Tuesday, 24 August 2010

Does Cloud Computing Change Service Monitoring?

In these days when everybody is talking about Cloud Computing - and many vendors are changing their data sheets to say that the outsourcing services they provide are "cloud based" - many companies are asking themselves what the advent of Cloud Computing will mean for their investment in monitoring of the IT services that (somehow, sometime) will move to the Cloud.

The answer - as is often the case with any shifting paradigm - is: That depends. It depends on what type of monitoring you are doing today (and want to do tomorrow), and what type of Cloud Computing you will want to utilize.

Generally speaking, monitoring that is agent-less, and based on open/standard protocols will quite probably still work with few or no changes. E. g. monitoring web applications through "virtual users" is the same whichever technology or vendor actually hosts the application server.

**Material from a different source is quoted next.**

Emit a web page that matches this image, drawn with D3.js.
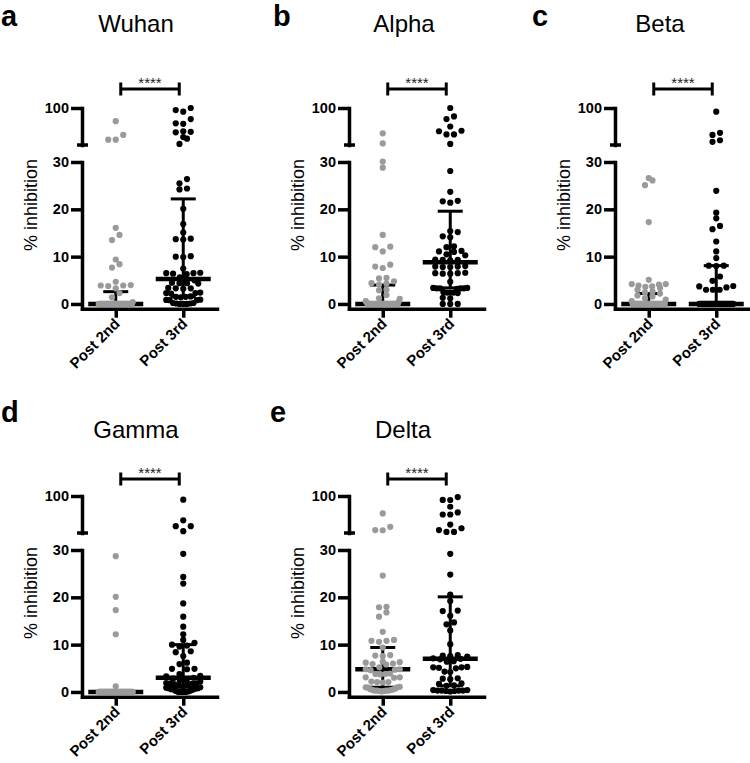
<!DOCTYPE html>
<html><head><meta charset="utf-8">
<script src="https://cdn.jsdelivr.net/npm/d3@7"></script>
<style>body{margin:0;background:#fff} svg{display:block}</style>
</head><body><svg id="chart" width="750" height="763"></svg>
<script>
// ---------- data ----------
const variants = ["Wuhan", "Alpha", "Beta", "Gamma", "Delta"];
const panelLetters = ["a", "b", "c", "d", "e"];
const groups = ["Post 2nd", "Post 3rd"];
const sigLabels = ["****", "****", "****", "****", "****"];
const lowerTicks = [0, 10, 20, 30];
const upperTicks = [100];
const yAxisLabel = "% inhibition";

const wuhan2 = [75, 49, 40, 40, 16.1, 14.6, 13.5, 9.4, 8.4, 7.7, 4.7, 3.9, 3.9, 3.8, 4.0, 3.3, 2.3, 1.4, 0.4,
  0,0,0,0,0,0,0,0,0,0,0,0,0,0,0,0,0,0,0,0,0,0,0,0,0,0,0,0,0,0,0,0,0,0,0,0,0,0,0,0];
const wuhan3 = [100, 96, 93, 79, 71, 70, 56, 55, 54, 45, 42, 32, 26.4, 25.5, 24.4, 24.2, 20.1, 16.9, 15.1,
  13.8, 13.7, 13.6, 10.1, 10.0, 9.9, 7.5, 6.6, 6.5, 6.5, 6.4, 6.3, 5.6, 5.0, 4.5, 4.4, 4.4, 4.3, 3.4, 3.3,
  3.3, 3.2, 2.4, 2.3, 2.3, 2.2, 1.6, 1.5, 1.5, 1.4, 0.9, 0.85, 0.8, 0.8, 0.2, 0.2, 0.1, 0.1, 0, 0, 0];
const alpha2 = [52, 33, 30.1, 28.8, 14.6, 12.1, 12.0, 11.1, 8.3, 7.9, 7.6, 5.5, 5.4, 4.8, 4.4, 4.3, 4.1,
  3.0, 2.9, 1.9, 1.2, 1.1, 0.6, 0.5, 0.3,
  0,0,0,0,0,0,0,0,0,0,0,0,0,0,0,0,0,0,0,0,0,0,0,0,0,0,0,0,0,0,0,0];
const alpha3 = [100, 84, 79, 65, 57, 56, 50, 50, 32, 28.1, 23.7, 21.8, 21.7, 21.4, 15.4, 15.2, 14.3, 14.1,
  12.2, 12.0, 11.2, 11.1, 11.0, 10.5, 10.3, 9.4, 9.3, 9.3, 9.2, 8.0, 7.9, 7.9, 7.8, 7.8, 6.6, 6.5, 6.5,
  6.4, 6.4, 4.7, 3.4, 3.3, 3.3, 3.3, 3.2, 3.3, 3.4, 2.5, 2.4, 2.4, 2.3, 2.4, 1.2, 1.3, 0, 0, 0];
const beta2 = [26.6, 26.1, 25.1, 17.3, 5.1, 4.2, 4.2, 4.1, 3.9, 3.7, 3.6, 3.4, 3.0, 2.6, 2.4, 2.2, 1.8, 1.6,
  1.2, 0.9, 0.6,
  0,0,0,0,0,0,0,0,0,0,0,0,0,0,0,0,0,0,0,0,0,0,0,0,0,0,0,0,0,0,0,0,0,0,0];
const beta3 = [93, 53, 49, 39, 36, 23.9, 19.3, 18.1, 16.5, 15.8, 13.2, 11.1, 9.7, 8.1, 8.1, 8.0, 5.8, 4.9,
  3.8, 3.7, 3.5, 3.0, 3.0, 3.0,
  0,0,0,0,0,0,0,0,0,0,0,0,0,0,0,0,0,0,0,0,0,0,0,0,0,0,0,0,0,0,0,0];
const gamma2 = [28.7, 20.1, 17.3, 12.2, 1.2,
  0,0,0,0,0,0,0,0,0,0,0,0,0,0,0,0,0,0,0,0,0,0,0,0,0,0,0,0,0,0,0,0,0,0,0,0,0,0,0,0,0,0,0,0,0,0,0,0,0,0,0];
const gamma3 = [93, 54, 43, 43, 33.5, 29.2, 24.3, 22.9, 18.7, 15.9, 13.8, 12.2, 11.0, 10.4, 10.0, 9.8, 9.6,
  8.6, 8.4, 7.6, 6.2, 5.9, 4.9, 4.9, 4.8, 3.8, 3.4, 3.3, 3.0, 2.8, 2.5, 2.5, 2.2, 1.9, 1.8, 1.8, 1.7, 1.6,
  1.6, 1.4, 1.2, 1.0, 0.9, 0.8, 0.8, 0.7, 0.6, 0.5, 0.5, 0.3, 0.2, 0.1, 0, 0, 0, 0];
const delta2 = [67, 41.6, 35.5, 35.2, 24.6, 18.0, 17.9, 16.8, 15.9, 12.7, 10.8, 10.8, 10.6, 11.0, 9.4, 7.7,
  7.6, 7.8, 6.3, 6.2, 6.4, 5.9, 5.8, 6.0, 5.2, 4.8, 4.8, 4.7, 4.6, 3.8, 3.8, 3.9, 3.7, 3.1, 3.1, 3.0, 2.1,
  2.1, 2.2, 2.0, 1.0, 1.0, 1.1, 0.9, 0.7, 0.6, 0.5, 0.4, 0.3, 0.3, 0.4, 0.2, 0.3, 0.2, 0.3, 0.1];
const delta3 = [98, 92.6, 92.4, 79.7, 69, 65, 65, 46, 39, 35.5, 32, 32, 29.2, 24.8, 20.6, 19.2, 17.2, 17.1,
  16.1, 14.7, 14.3, 13.0, 10.1, 7.6, 7.7, 7.5, 7.8, 7.0, 7.1, 6.9, 6.5, 6.4, 5.2, 5.3, 5.1, 5.2, 5.0, 4.2,
  4.3, 2.8, 2.9, 2.7, 1.7, 1.8, 1.4, 1.3, 0.4, 0.3, 0.3, 0.2, 0.4, 0.3, 0.2, 0.1, 0.3];

const post2nd = [wuhan2, alpha2, beta2, gamma2, delta2];
const post3rd = [wuhan3, alpha3, beta3, gamma3, delta3];
const median2 = [0, 0, 0, 0, 4.8];
const q1_2 = [0, 0, 0, 0, 1.0];
const q3_2 = [2.6, 4.0, 2.2, 0, 9.4];
const median3 = [5.3, 8.8, 0, 3.0, 7.0];
const q1_3 = [1.5, 3.4, 0, 1.0, 1.3];
const q3_3 = [22.2, 19.6, 8.1, 10.0, 20.1];

// ---------- layout ----------
const FONT = "'Liberation Sans', Arial, Helvetica, sans-serif";
const colors = ["#9a9a9a", "#000000"];
const colX = [82, 349, 615, 82, 349];
const rowIdx = [0, 0, 0, 1, 1];
const rowDY = [0, 388];
const titleDX = [54, 55, 45, 54, 54];
const titleY = [32, 438];
const letterX = [1, 273, 532, 1, 270];
const letterY = [26, 422];
const bracketY = [89, 479];
const AXW = 3.5;

const svg = d3.select("#chart");

function swarm(vals, yPix, gap, maxHalf, rowH) {
  const pts = vals.map(v => ({ v, y: yPix(v) })).sort((a, b) => b.y - a.y);
  const out = [];
  let row = [], rowStart = null;
  const flush = () => {
    const k = row.length;
    if (!k) return;
    const sp = k > 1 ? Math.min(gap, 2 * maxHalf / (k - 1)) : 0;
    const offs = d3.range(k).map(i => (i - (k - 1) / 2) * sp)
      .sort((a, b) => Math.abs(a) - Math.abs(b) || a - b);
    const byVal = row.slice().sort((a, b) => a.v - b.v);
    byVal.forEach((p, i) => { p.dx = offs[i]; out.push(p); });
    row = [];
  };
  for (const p of pts) {
    if (rowStart !== null && rowStart - p.y > rowH) flush();
    if (row.length === 0) rowStart = p.y;
    row.push(p);
  }
  flush();
  return out;
}

function styleAxis(g) {
  g.select(".domain").attr("stroke", "#000").attr("stroke-width", AXW).attr("stroke-linecap", "square");
  g.selectAll(".tick line").attr("stroke", "#000").attr("stroke-width", AXW);
  g.selectAll(".tick text").attr("fill", "#000").attr("font-family", FONT)
    .attr("font-weight", "bold").attr("font-size", 14.5);
}

variants.forEach((name, i) => {
  const ax = colX[i];
  const r = rowIdx[i];
  const dy = rowDY[r];
  const g = svg.append("g");

  const x = d3.scalePoint().domain(groups).range([ax, ax + 135]).padding(0.5);
  const yLow = d3.scaleLinear().domain([-1, 30]).range([308.7 + dy, 162 + dy]);
  const yUp = d3.scaleLinear().domain([30, 100]).range([145 + dy, 108 + dy]);
  const yPix = v => (v > 30.5 ? yUp(v) : yLow(v));

  // letter & title
  g.append("text").attr("x", letterX[i]).attr("y", letterY[r]).text(panelLetters[i])
    .attr("font-family", FONT).attr("font-weight", "bold").attr("font-size", 29);
  g.append("text").attr("x", ax + titleDX[i]).attr("y", titleY[r]).text(name)
    .attr("text-anchor", "middle").attr("font-family", FONT).attr("font-size", 24);

  // y label
  g.append("text").attr("transform", `translate(${ax - 45},${205 + dy}) rotate(-90)`)
    .attr("text-anchor", "middle").attr("font-family", FONT).attr("font-size", 18).text(yAxisLabel);

  // axes
  g.append("g").attr("transform", `translate(${ax},0)`)
    .call(d3.axisLeft(yLow).tickValues(lowerTicks).tickSize(11).tickSizeOuter(0).tickPadding(2))
    .call(styleAxis);
  g.append("g").attr("transform", `translate(${ax},0)`)
    .call(d3.axisLeft(yUp).tickValues(upperTicks).tickSize(11).tickSizeOuter(0).tickPadding(2))
    .call(styleAxis);
  g.append("line").attr("x1", ax - 5).attr("x2", ax + 6).attr("y1", yUp(30)).attr("y2", yUp(30))
    .attr("stroke", "#000").attr("stroke-width", AXW);

  g.append("g").attr("transform", `translate(0,${yLow(-1)})`)
    .call(d3.axisBottom(x).tickSize(9).tickSizeOuter(0).tickFormat(""))
    .call(styleAxis);
  groups.forEach(gr => {
    g.append("text")
      .attr("transform", `translate(${x(gr) + 5},${yLow(-1) + 16}) rotate(-45)`)
      .attr("text-anchor", "end").attr("font-family", FONT).attr("font-weight", "bold")
      .attr("font-size", 15).text(gr);
  });

  // median + IQR
  const stats = [[median2[i], q1_2[i], q3_2[i]], [median3[i], q1_3[i], q3_3[i]]];
  groups.forEach((gr, j) => {
    const cx = x(gr);
    const [m, q1, q3] = stats[j];
    g.append("line").attr("x1", cx).attr("x2", cx).attr("y1", yPix(q1)).attr("y2", yPix(q3))
      .attr("stroke", "#000").attr("stroke-width", 3);
    [q1, q3].forEach(q => g.append("line").attr("x1", cx - 12.5).attr("x2", cx + 12.5)
      .attr("y1", yPix(q)).attr("y2", yPix(q)).attr("stroke", "#000").attr("stroke-width", 3));
    g.append("line").attr("x1", cx - 27.5).attr("x2", cx + 27.5).attr("y1", yPix(m)).attr("y2", yPix(m))
      .attr("stroke", "#000").attr("stroke-width", 4.5);
  });

  // points
  [post2nd[i], post3rd[i]].forEach((vals, j) => {
    const cx = x(groups[j]);
    const pts = swarm(vals, yPix, 7.5, 17, 5.5);
    g.append("g").selectAll("circle").data(pts).join("circle")
      .attr("cx", d => cx + d.dx).attr("cy", d => d.y).attr("r", 3.1).attr("fill", colors[j]);
  });

  // significance bracket
  const by = bracketY[r];
  const bx1 = x(groups[0]) + 5, bx2 = x(groups[1]) - 4;
  g.append("line").attr("x1", bx1).attr("x2", bx2).attr("y1", by).attr("y2", by)
    .attr("stroke", "#000").attr("stroke-width", 3);
  [bx1, bx2].forEach(bx => g.append("line").attr("x1", bx).attr("x2", bx)
    .attr("y1", by - 6.5).attr("y2", by + 6.5).attr("stroke", "#000").attr("stroke-width", 3));
  g.append("text").attr("x", (bx1 + bx2) / 2).attr("y", by - 1).attr("text-anchor", "middle")
    .attr("font-family", FONT).attr("font-size", 15).attr("fill", "#222").text(sigLabels[i]);
});
</script></body></html>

Agent-based monitoring is subject to possible change to a greater degree, depending on the type of Cloud Computing being used:
For Infrastructure as a Service (i.e. the customer has access to the server, and provides the OS and application) or Platform as a Service (the customer has access to the OS and provides the application) agent deployment is more or less the same as with servers that are based in your own data center: It is up to the customer whether he wants to use an agent or not, but there may be restrictions on protocols and connections betweenm the agentinstrumented server and the management server run by the customer.
For Software as a Service (where the customer uses software provided by the vendor) agent-based monitoring is generally not possible, except in situations where the vendor will allow the customer some level of access to agents installed, maintained som operated by the vendor. But this is more likely in "traditional outsourcing", rather than in Cloud Computing.